Ингмар обходит фасад, идет вдоль старого главного здания, покрытого желтой штукатуркой, заглядывает в окна, но отделений с пациентами не находит.

Погрев ладони под мышками, он забирается на трансформаторную будку и заглядывает в небольшую комнатку.

Неуклюжие агрегаты заслоняют все стены, тянутся по полу, уходят под потолок.

Трубки, проводки и пластиковые шланги.

Стальной компрессор. Слабо подрагивает тонкая стрелка.

На блестящей, словно из хрома, табуретке лежит картонная папка.

Под стеклянным колпаком медленно движется поршень.
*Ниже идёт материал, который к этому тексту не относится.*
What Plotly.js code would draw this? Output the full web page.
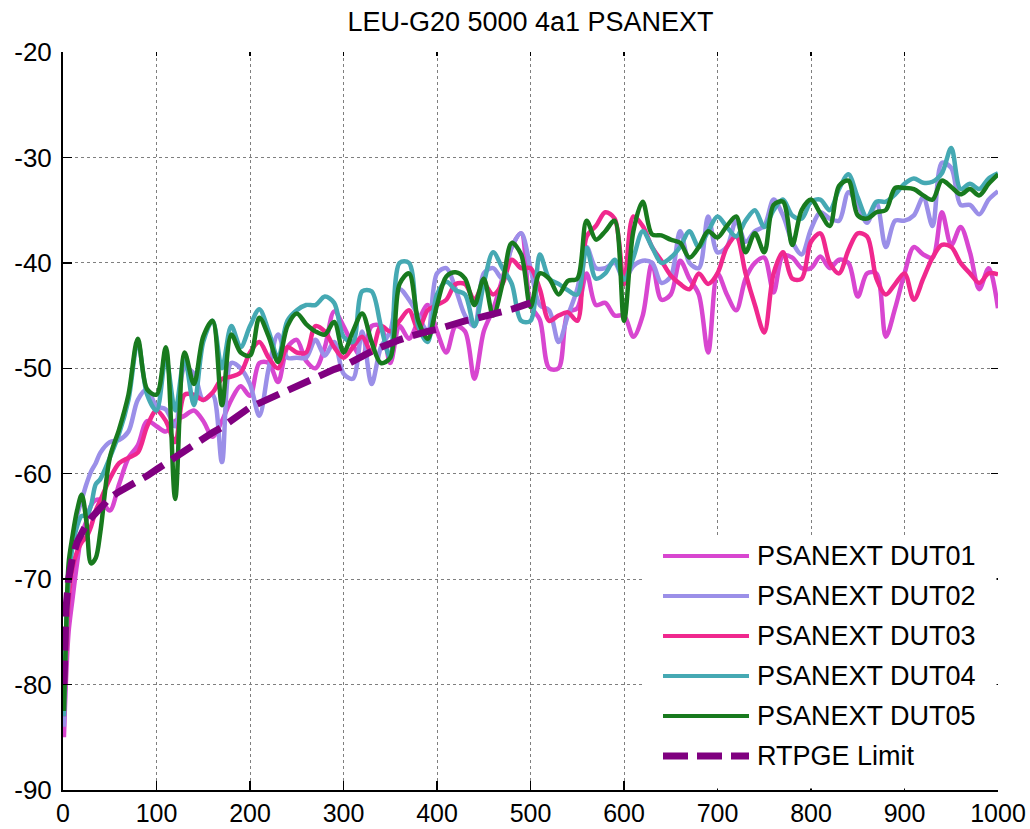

С разных сторон тянутся шланги цвета мяса, которые переплетаются в огромном пучке и уходят в отверстие на стене.

Вдруг загорается красная аварийная лампочка.

Ингмар колотит в окно, слезает вниз и, оцарапавшись о железный угол, бежит ко входу, слизывая капли крови на ране.

Заглянув сквозь стеклянные двери, он видит медсестру, которая разговаривает с пожилой парой. Ингмар стучит по стеклу обручальным кольцом. Медсестра смотрит на него, и он машет рукой, подзывая ее к себе. Она отворачивается, продолжая разговаривать, но он снова стучит и машет.